The Reserve Bank of India said the purchase was an official sector off-market transaction and was executed during October 19-30 at market-based prices.
An IMF official said the sale was concluded at an average price of about $1,045 an ounce and that the transaction would be paid in hard currency and not in IMF Special Drawing Rights.
Although the IMF’s plan to sell a share of its gold holdings in order to increase low-cost lending to poor countries had been flagged for a year before it was formally approved in September, the speed, scale and identity of the buyer were a surprise.
“It was always thought that some of it would be sold off market but it was a bit of a surprise that as much as 200 tonnes had been sold off market,” said Simon Weeks, director of precious metal sales at Bank of Nova Scotia.

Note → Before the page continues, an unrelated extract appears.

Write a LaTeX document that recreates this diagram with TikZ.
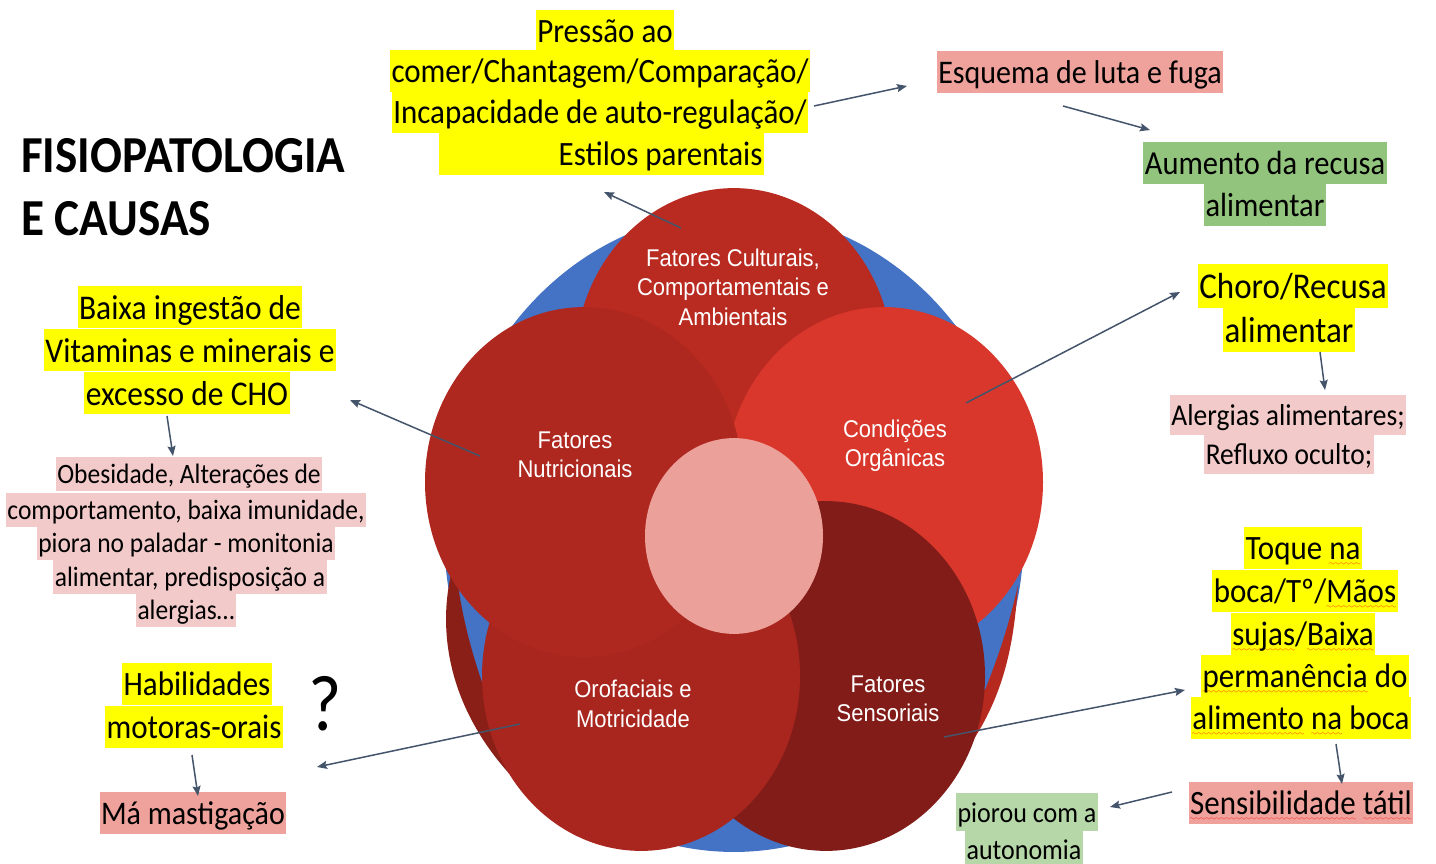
\documentclass[tikz,border=0pt]{standalone}
\usepackage{fontspec}
\setmainfont{Carlito}
\newfontfamily\circfont{Liberation Sans}
\usetikzlibrary{arrows.meta}
\font\sqwavefont=lasy6
\newsavebox\sqwordbox
\newcommand\spellsq[1]{\sbox\sqwordbox{#1}\rlap{\textcolor{red}{\xleaders\hbox{\lower5.5pt\hbox{\sqwavefont\char58}}\hskip\wd\sqwordbox}}\usebox\sqwordbox}
\definecolor{ringblue}{HTML}{4472C4}
\definecolor{pcult}{HTML}{B92B21}
\definecolor{pnutr}{HTML}{AE2820}
\definecolor{pcond}{HTML}{D9372B}
\definecolor{porof}{HTML}{A8261E}
\definecolor{psens}{HTML}{821C18}
\definecolor{pcenter}{HTML}{EBA19A}
\definecolor{crescL}{HTML}{8A1F18}
\definecolor{crescR}{HTML}{B5291F}
\definecolor{hly}{HTML}{FFFF00}
\definecolor{hlpink}{HTML}{EEA29B}
\definecolor{hlpinkl}{HTML}{F3CACA}
\definecolor{hlgreen}{HTML}{93C47D}
\definecolor{hlgreenl}{HTML}{B6D7A8}
\definecolor{connc}{HTML}{44546A}
\begin{document}
\begin{tikzpicture}[x=1pt,y=-1pt,
  every node/.append style={yscale=1.1},
  petal/.style={circle, minimum size=318pt, inner sep=0pt, draw=none},
  ctext/.style={text=white, font=\circfont\fontsize{22}{26.8}\selectfont, align=center, inner sep=0pt},
  hl/.style={fill=#1, inner xsep=1.5pt, inner ysep=0pt, text=black},
  blk/.style n args={4}{font=\fontsize{#1}{#1}\selectfont, text height=#2pt, text depth=#3pt, minimum height=#4pt},
  bP/.style={blk={31}{27.9}{6.2}{37.3}},
  bE/.style={blk={30}{27}{6}{39}},
  bA/.style={blk={30.5}{27.5}{6.1}{38}},
  bC/.style={blk={33}{29.7}{6.6}{40}},
  bAL/.style={blk={27.5}{24.8}{5.5}{35.5}},
  bB/.style={blk={31.5}{28.4}{6.3}{39}},
  bO/.style={blk={25.5}{23}{5.1}{31}},
  bH/.style={blk={31}{27.9}{6.2}{38.6}},
  bM/.style={blk={30}{27}{6}{38.2}},
  bT/.style={blk={31}{27.9}{6.2}{38.6}},
  bPI/.style={blk={26}{23.4}{5.2}{34.5}},
  titl/.style={anchor=base west, inner sep=0pt, font=\bfseries\fontsize{47.2}{47.2}\selectfont},
  conn/.style={draw=connc, line width=1.5pt, -{Stealth[length=10pt,width=8pt,inset=1.5pt]}}
]
\useasboundingbox (0,0) rectangle (1436,864);
\fill[white] (0,0) rectangle (1436,864);

% outer ring and back shapes
\node[circle, minimum size=580pt, inner sep=0pt, fill=ringblue, yscale=1.003] (ring) at (734,532) {};
\fill[crescL] (455,560) .. controls (436,620) and (442,710) .. (525,790) -- (545,720) -- (486,694) .. controls (474,660) and (460,615) .. (455,560) -- cycle;
\fill[crescR] (1018,585) .. controls (1014,640) and (1006,690) .. (972,742) -- (950,700) -- (985,690) .. controls (995,665) and (1008,630) .. (1018,585) -- cycle;

% petals
\node[petal, fill=pcult] (cult) at (734,363) {};
\node[petal, fill=pcond] (cond) at (884,482) {};
\node[petal, fill=psens] (sens) at (826,676) {};
\node[petal, fill=porof] (orof) at (641,676) {};
\node[petal, fill=pnutr] (nutr) at (584,482) {};
\node[circle, minimum size=178pt, inner sep=0pt, fill=pcenter] (hub) at (734,536) {};

% petal labels
\node[ctext] (lcult) at (733,287) {Fatores Culturais,\\Comportamentais e\\Ambientais};
\node[ctext] (lnutr) at (575,455) {Fatores\\Nutricionais};
\node[ctext] (lcond) at (895,446) {Condições\\Orgânicas};
\node[ctext] (lorof) at (633,704) {Orofaciais e\\Motricidade};
\node[ctext] (lsens) at (888,699) {Fatores\\Sensoriais};

% title
\node[titl] (tit1) at (21,172) {FISIOPATOLOGIA};
\node[titl] (tit2) at (21,235) {E CAUSAS};

% top block
\node[hl=hly, bP] (p1) at (605,31) {Pressão ao};
\node[hl=hly, bP] (p2) at (600,71) {comer/Chantagem/Comparação/};
\node[hl=hly, bP] (p3) at (600,112) {Incapacidade de auto-regulação/};
\node[hl=hly, bP, text width=322pt, align=flush right] (p4) at (601.5,154) {Estilos parentais};

\node[hl=hlpink, bE] (e1) at (1080,72) {Esquema de luta e fuga};
\node[hl=hlgreen, bA] (a1) at (1265,163) {Aumento da recusa};
\node[hl=hlgreen, bA] (a2) at (1265,205) {alimentar};

\node[hl=hly, bC] (c1) at (1293,286) {Choro/Recusa};
\node[hl=hly, bC] (c2) at (1289,330) {alimentar};
\node[hl=hlpinkl, bAL] (al1) at (1288,415) {Alergias alimentares;};
\node[hl=hlpinkl, bAL] (al2) at (1289,454) {Refluxo oculto;};

% left blocks
\node[hl=hly, bB] (b1) at (190,307) {Baixa ingestão de};
\node[hl=hly, bB] (b2) at (190,350) {Vitaminas e minerais e};
\node[hl=hly, bB] (b3) at (187,393) {excesso de CHO};
\node[hl=hlpinkl, bO] (o1) at (189,474) {Obesidade, Alterações de};
\node[hl=hlpinkl, bO] (o2) at (186,510) {comportamento, baixa imunidade,};
\node[hl=hlpinkl, bO] (o3) at (186,543) {piora no paladar - monitonia};
\node[hl=hlpinkl, bO] (o4) at (190,577) {alimentar, predisposição a};
\node[hl=hlpinkl, bO] (o5) at (186,610) {alergias…};

\node[hl=hly, bH] (h1) at (197,684) {Habilidades};
\node[hl=hly, bH] (h2) at (194,727) {motoras-orais};
\node[inner sep=0pt, font=\fontsize{72}{72}\selectfont] (qm) at (325,704) {?};
\node[hl=hlpink, bM] (m1) at (193,813) {Má mastigação};

% right lower blocks
\node[hl=hly, bT] (t1) at (1303,548) {Toque \spellsq{na}};
\node[hl=hly, bT] (t2) at (1305,591) {boca/Tº/\spellsq{Mãos}};
\node[hl=hly, bT] (t3) at (1303,634) {\spellsq{sujas}/\spellsq{Baixa}};
\node[hl=hly, bT] (t4) at (1305,676) {\spellsq{permanência} do};
\node[hl=hly, bT] (t5) at (1301,718) {\spellsq{alimento} \spellsq{na} boca};
\node[hl=hlpink, bT] (s1) at (1301,803) {\spellsq{Sensibilidade} \spellsq{tátil}};
\node[hl=hlgreenl, bPI] (pi1) at (1027,812) {piorou com a};
\node[hl=hlgreenl, bPI] (pi2) at (1024,849) {autonomia};

% connector end points
\coordinate (k1a) at (681,228); \coordinate (k1b) at (604,192);
\coordinate (k2a) at (814,106); \coordinate (k2b) at (907,86);
\coordinate (k3a) at (1063,106); \coordinate (k3b) at (1150,130);
\coordinate (k4a) at (966,403); \coordinate (k4b) at (1180,292);
\coordinate (k5a) at (1320,352); \coordinate (k5b) at (1325,390);
\coordinate (k6a) at (480,456); \coordinate (k6b) at (350,400);
\coordinate (k7a) at (167,416); \coordinate (k7b) at (173,456);
\coordinate (k8a) at (520,724); \coordinate (k8b) at (317,767);
\coordinate (k9a) at (192,755); \coordinate (k9b) at (198,796);
\coordinate (k10a) at (944,737); \coordinate (k10b) at (1185,690);
\coordinate (k11a) at (1336,744); \coordinate (k11b) at (1342,784);
\coordinate (k12a) at (1172,792); \coordinate (k12b) at (1110,807);

\draw[conn] (k1a) -- (k1b);
\draw[conn] (k2a) -- (k2b);
\draw[conn] (k3a) -- (k3b);
\draw[conn] (k4a) -- (k4b);
\draw[conn] (k5a) -- (k5b);
\draw[conn] (k6a) -- (k6b);
\draw[conn] (k7a) -- (k7b);
\draw[conn] (k8a) -- (k8b);
\draw[conn] (k9a) -- (k9b);
\draw[conn] (k10a) -- (k10b);
\draw[conn] (k11a) -- (k11b);
\draw[conn] (k12a) -- (k12b);
\end{tikzpicture}
\end{document}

Although India is the world’s biggest consumer of gold, primarily in the form of jewellery and investment among its billion-plus people, its central bank had given few signs of seeking to diversify its reserves pool into bullion.
The proportion of gold as part of its total foreign reserves has fallen from over 20% in 1994 to just under 4%.
India’s foreign exchange reserves held at the central bank totalled $285.5bn on October 23, of which gold comprised just over $10bn. The latest purchase will lift its share of gold holdings from near 4% to about 6%, much less than most of the developed world but four times China’s share.
The RBI does not officially talk about its diversification strategy. The RBI said yesterday the purchase of IMF’s gold was done as part of its foreign exchange reserve management.
But there may also be a geopolitical motive behind the deal: India, like China, is also seeking closer ties with the IMF to assert its authority on the global economic stage.
“This transaction is an important step toward achieving the objectives of the IMF’s limited gold sales programme, which are to help put the fund’s finances on a sound long-term footing and enable us to step up much-needed concessional lending to the poorest countries,” IMF managing director, Dominique Strauss-Kahn, said.
The market’s focus has now shifted to China, which has reportedly been in talks with the IMF about buying some of the fund’s bullion as Beijing seeks to shift some of its more than $2tn in foreign exchange reserves away from the US dollar.
“Now people may think China will buy the other half,” said Ronald Leung, director of Lee Cheong Gold Dealers in Hong Kong.
Already the world’s top producer of gold and rivalling India as a consumer, China revealed this year that it had quietly lifted its own government holdings of gold stocks to 1,054 tonnes from 600 tonnes when it last reported its holdings in 2003.
It is the first time since 2000 that the IMF has sold gold to a central bank. Between December 1999 and April 2000 in separate transactions, the IMF sold a total of 12.9mn ounces of gold to member countries Brazil and Mexico.